A cable connection, preferably for photovoltaic systems, having a contact housing and a connection housing. The connection housing can be connected to the contact housing and serves to accommodate a cable which can be configured as required and has a conductor. The connection housing is intended to accommodate the cable which is to be connected and has the conductor. A contact needle for making contact with the conductor of the cable which is to be connected is arranged on the contact housing and a spring device is intended to radially surround the conductor and the contact needle and to press together said conductor and contact needle in a spring-elastic manner.
This application is a U.S. national phase application under 35 U.S.C. §371 of International Application No. PCT/EP2011/003157, filed on Jun. 27, 2011, and claims benefit to German Patent Application No. DE 10 2010 027 525.5, filed on Jul. 16, 2010. The international application was published in German on Jan. 19, 2012, as WO 2012/007099 A1 under PCT Article 21(2).
The invention relates to a cable connection, in particular for use in photovoltaic systems. The cable connection according to the invention is used in particular for the electrical connection of individual solar modules and is suitable for transferring the relevant current intensities and voltages securely and permanently.
Photovoltaic systems are designed for long-term operating periods of 20 years or more and are often installed on the roofs of houses and industrial facilities. They make a significant contribution to the production of electricity. The amount of electricity produced is regularly fed into the public electricity network and is therefore generally available. Even smallish systems covering in the region of a few tens of square meters can produce 10,000 kW hours of electricity and more annually.
Roof-installed solar modules are linked together electrically, e.g. via plug-in connections, during installation.
Plug-in connections and cable connections for the connection of solar modules have become well-known for such purposes. The known cable connections function reliably and also permanently. As the installation of photovoltaic systems on roofs and the like is progressively spreading, it is not always specialist companies which specialise in electric wiring that carry out the installations but rather increasingly companies which have geared themselves to the installation of photovoltaic modules on roof surfaces.
Installation on roof surfaces is often subject to more difficult conditions as many roofs are inclined.
The failure of a single cable connection can lead to considerable maintenance effort as it may be necessary to examine all the cable connections in order to find the cable connection which is faulty.

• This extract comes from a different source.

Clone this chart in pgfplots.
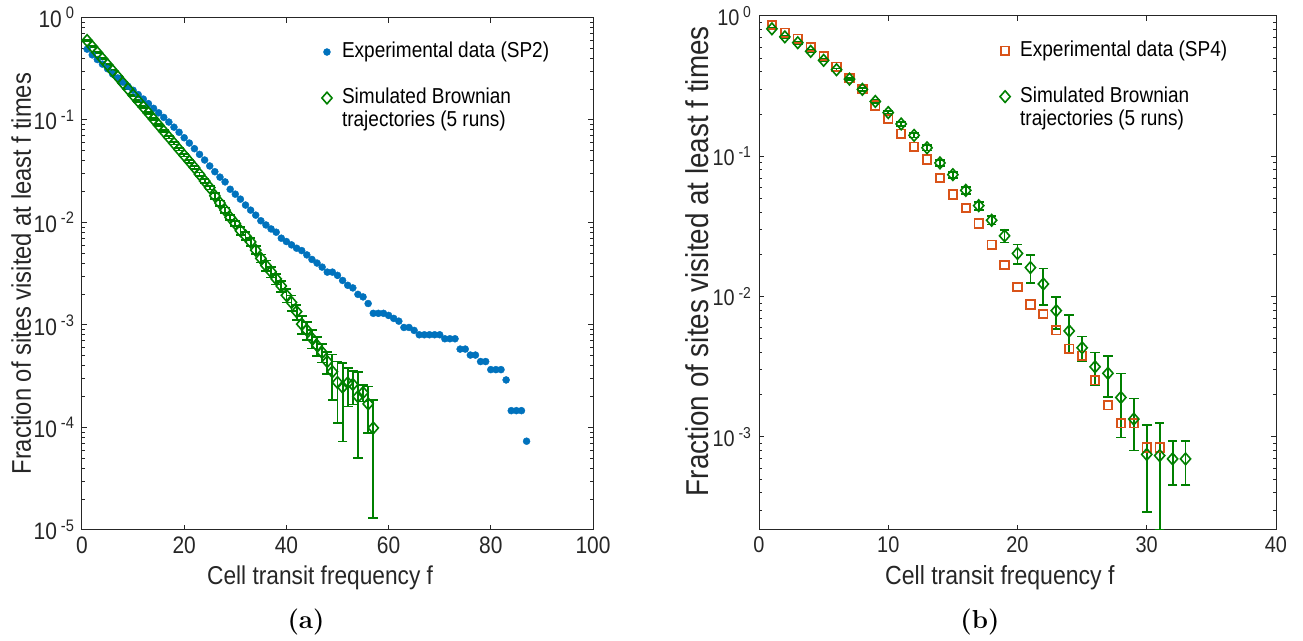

An increased need for maintenance triggered due to the cable connections can have an adverse effect on business. It is therefore necessary to be able to guarantee a reliable operating period of many years.
Special tools for the most varied connections are frequently not available on site. It is therefore advantageous if the installation work to be carried out can be managed with relatively few special electrical tools even if the connection cables of individual solar modules have to be flexibly extended or configured as required in order to adapt them to the structural conditions on site.
The solar modules and the cable connections associated with them are exposed on the roofs to the environmental conditions which prevail there. This means that the cable connections may be exposed to high temperatures of above 40 degrees centigrade in the summer and temperatures far below zero degrees centigrade in the winter while at the same time moisture, in the form of rain and/or snow, also affects the cable connections.
Under these sharply fluctuating conditions, the cable connections must make a contact permanently and reliably for the long operating periods planned.
The object of the present invention is therefore to provide an electrical cable connection, in particular for use in photovoltaic systems, which reliably makes a permanent electrical contact and is relatively easy to install.
This object is achieved by the cable connection having the features of claim 1. Preferred developments of the invention are the subject-matter of the dependent claims. Further advantages and features will emerge from the embodiment.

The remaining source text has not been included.